#### Data provided:
## Begin
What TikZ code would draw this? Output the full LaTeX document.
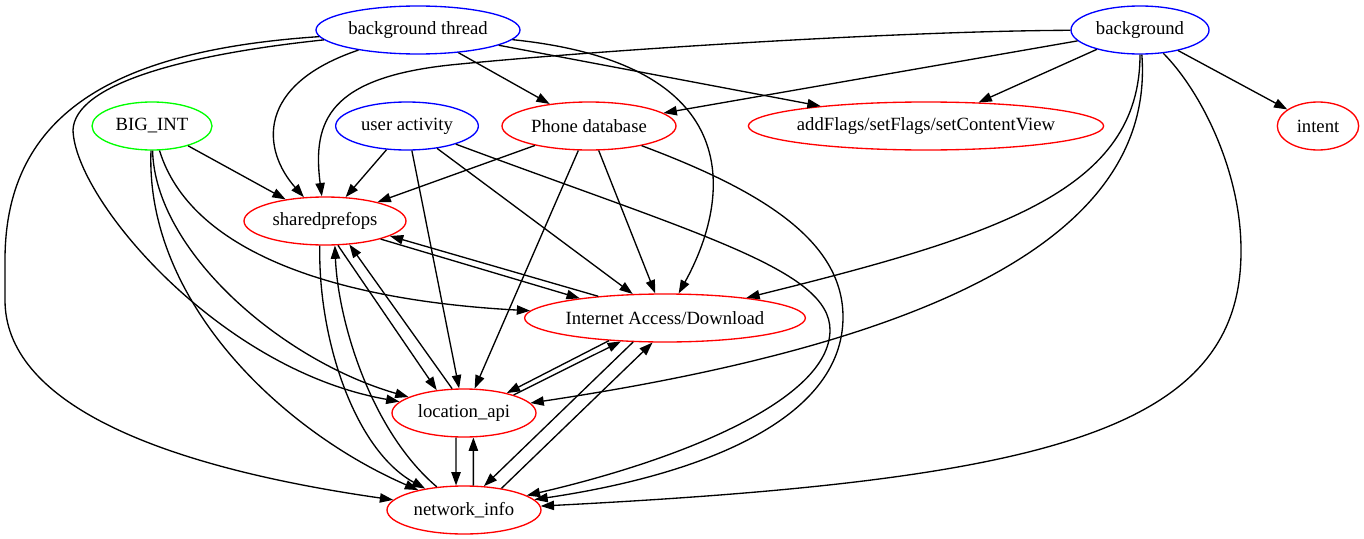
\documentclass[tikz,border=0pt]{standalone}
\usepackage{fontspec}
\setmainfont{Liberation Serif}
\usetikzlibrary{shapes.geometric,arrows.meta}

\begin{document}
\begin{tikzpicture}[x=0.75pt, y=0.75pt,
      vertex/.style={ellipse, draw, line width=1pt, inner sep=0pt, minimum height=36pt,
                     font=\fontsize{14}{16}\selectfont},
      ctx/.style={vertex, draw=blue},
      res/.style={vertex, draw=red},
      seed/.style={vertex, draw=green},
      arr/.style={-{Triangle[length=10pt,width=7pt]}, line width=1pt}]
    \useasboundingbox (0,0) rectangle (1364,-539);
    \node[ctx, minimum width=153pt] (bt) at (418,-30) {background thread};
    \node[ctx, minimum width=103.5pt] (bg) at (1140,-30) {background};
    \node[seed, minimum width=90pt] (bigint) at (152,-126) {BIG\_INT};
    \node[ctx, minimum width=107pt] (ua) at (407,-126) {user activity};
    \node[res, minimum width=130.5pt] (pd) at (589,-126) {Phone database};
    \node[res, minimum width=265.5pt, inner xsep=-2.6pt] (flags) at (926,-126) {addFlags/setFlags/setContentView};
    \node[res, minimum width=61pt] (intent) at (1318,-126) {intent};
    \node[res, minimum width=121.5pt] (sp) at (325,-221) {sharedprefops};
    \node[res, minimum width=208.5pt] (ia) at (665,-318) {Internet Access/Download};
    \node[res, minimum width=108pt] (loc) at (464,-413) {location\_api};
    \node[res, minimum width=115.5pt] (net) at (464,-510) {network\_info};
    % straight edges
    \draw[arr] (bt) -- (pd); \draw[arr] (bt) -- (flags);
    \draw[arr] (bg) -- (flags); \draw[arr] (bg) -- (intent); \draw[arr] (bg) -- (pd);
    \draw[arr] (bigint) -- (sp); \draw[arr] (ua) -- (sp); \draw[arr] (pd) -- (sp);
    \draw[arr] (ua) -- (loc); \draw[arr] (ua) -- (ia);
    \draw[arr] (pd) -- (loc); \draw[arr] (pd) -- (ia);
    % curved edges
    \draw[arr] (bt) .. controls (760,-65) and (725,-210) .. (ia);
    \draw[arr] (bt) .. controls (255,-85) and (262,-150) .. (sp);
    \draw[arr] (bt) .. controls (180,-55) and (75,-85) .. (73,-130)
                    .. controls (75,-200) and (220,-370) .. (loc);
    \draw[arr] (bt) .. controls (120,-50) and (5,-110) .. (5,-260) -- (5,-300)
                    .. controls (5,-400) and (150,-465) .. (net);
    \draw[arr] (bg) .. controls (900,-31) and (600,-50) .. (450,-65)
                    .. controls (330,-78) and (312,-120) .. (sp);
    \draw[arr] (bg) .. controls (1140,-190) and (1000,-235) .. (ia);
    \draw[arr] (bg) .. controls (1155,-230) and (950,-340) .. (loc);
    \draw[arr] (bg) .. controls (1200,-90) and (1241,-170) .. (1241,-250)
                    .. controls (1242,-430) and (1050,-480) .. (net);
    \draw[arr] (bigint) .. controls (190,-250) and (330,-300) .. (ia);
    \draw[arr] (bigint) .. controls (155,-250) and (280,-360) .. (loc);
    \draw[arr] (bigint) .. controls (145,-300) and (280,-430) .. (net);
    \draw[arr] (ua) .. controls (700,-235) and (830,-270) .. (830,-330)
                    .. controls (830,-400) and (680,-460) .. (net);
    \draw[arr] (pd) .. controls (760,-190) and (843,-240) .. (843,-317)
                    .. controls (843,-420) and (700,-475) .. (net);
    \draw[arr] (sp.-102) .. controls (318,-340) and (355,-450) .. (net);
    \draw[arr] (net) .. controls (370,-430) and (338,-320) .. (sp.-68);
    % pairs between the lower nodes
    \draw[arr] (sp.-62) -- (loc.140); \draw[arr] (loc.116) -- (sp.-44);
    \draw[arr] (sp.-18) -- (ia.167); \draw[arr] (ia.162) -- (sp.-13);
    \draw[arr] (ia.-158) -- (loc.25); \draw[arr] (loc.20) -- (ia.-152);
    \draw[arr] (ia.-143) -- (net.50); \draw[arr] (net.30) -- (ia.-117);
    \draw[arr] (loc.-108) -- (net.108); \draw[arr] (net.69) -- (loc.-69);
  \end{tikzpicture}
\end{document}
## End
## Begin
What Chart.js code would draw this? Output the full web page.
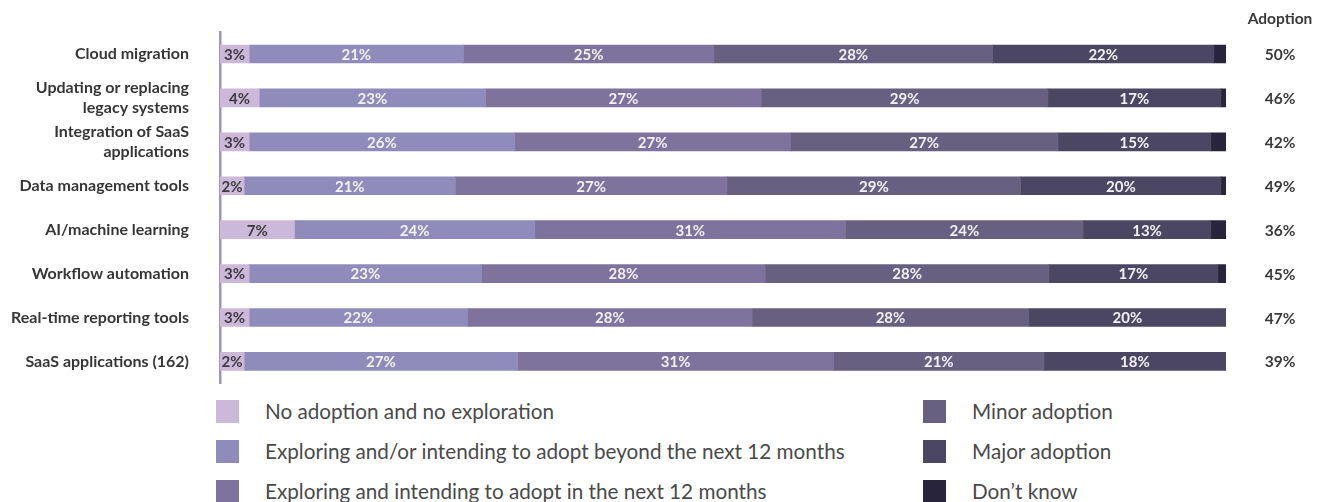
## End
#### Task:
Look through the data and show every line containing "Output".

#### Result:
What TikZ code would draw this? Output the full LaTeX document.
What Chart.js code would draw this? Output the full web page.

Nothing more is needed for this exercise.